Cela fait déjà deux ans que la plus grande guerre terrestre d’Europe depuis la Seconde Guerre mondiale fait rage en Ukraine. Chaque jour, l’agression de la Russie fait des victimes innocentes. Chaque jour, des Ukrainiennes et des Ukrainiens pleurent, sont en deuil ou meurent. Et c’est pour cela que j’aimerais me concentrer, dans mon discours, sur cette guerre qui se déroule à proximité de chez nous. 

Malgré des pertes colossales, une partie considérable des forces armées russes est intacte. La Russie a préparé depuis de nombreuses années son armée à cette guerre et elle a développé à tous les niveaux de nouveaux systèmes d’armes redoutables. L’économie russe fonctionne depuis longtemps en mode de guerre. Poutine a pratiquement mis au pas les acteurs économiques, éducatifs, scientifiques et culturels en Russie. Ceux qui s’engagent pour la liberté et la démocratie doivent craindre pour leur vie, comme nous le montre la nouvelle bouleversante et révoltante de la mort d’Alexeï Navalny dans une prison russe. Et Poutine envoie de plus en plus de soldats au front. 

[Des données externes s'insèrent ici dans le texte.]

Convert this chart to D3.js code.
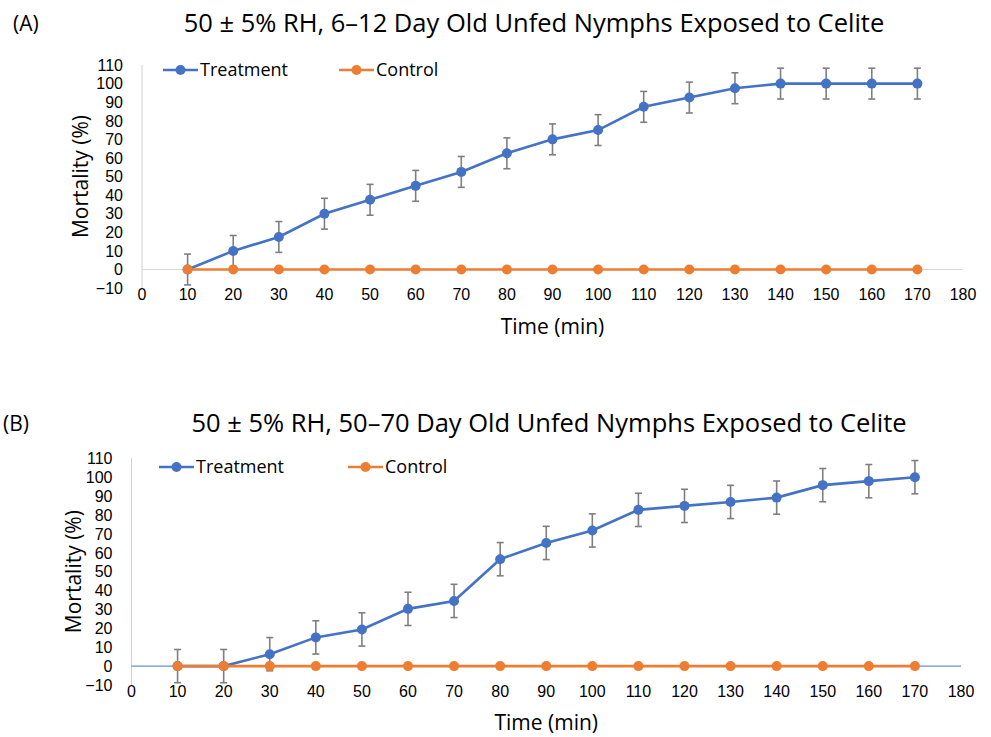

Deux ans après le début de cette guerre, nous devons tous nous poser cette question : en faisons nous assez pour signaler à Poutine : « We are in for the long haul! », nous apporterons notre soutien tant qu’il le faudra ? En faisons nous assez, alors même que nous savons tous précisément quelles seraient les conséquences d’une victoire russe en Ukraine ? À savoir la fin de l’Ukraine en tant qu’État libre, indépendant et démocratique, la destruction de notre ordre de paix européen, l’ébranlement le plus profond de la Charte de l’ONU depuis 1945 et surtout, une incitation pour tous les autocrates du monde entier à miser sur la violence pour résoudre les conflits. Le prix politique et financier que nous aurions alors à payer serait beaucoup plus élevé que le montant total de notre soutien, actuel et futur, à l’Ukraine. 

Quelle leçon devons nous tirer de ce constat ? Que faut il en conclure, pour l’OTAN et pour l’Europe ? Deux choses sont à mes yeux essentielles. 

Premièrement, la menace posée par la Russie est réelle. C’est la raison pour laquelle notre capacité de dissuasion et de défense doit être crédible et qu’elle doit le demeurer. Nous maintenons cependant que nous ne voulons pas de conflit entre la Russie et l’OTAN. Ainsi, tous les soutiens de l’Ukraine en conviennent depuis le début de la guerre : nous n’envoyons pas de soldats en Ukraine. 

Dans le même temps, Poutine et les dirigeants militaires à Moscou doivent comprendre qu’en tant qu’alliance militaire la plus puissante au monde, nous sommes en mesure de défendre chaque mètre carré du territoire de notre Alliance. Pour ce faire, il importe de renforcer davantage le pilier européen de l’OTAN, y compris dans le domaine de la dissuasion.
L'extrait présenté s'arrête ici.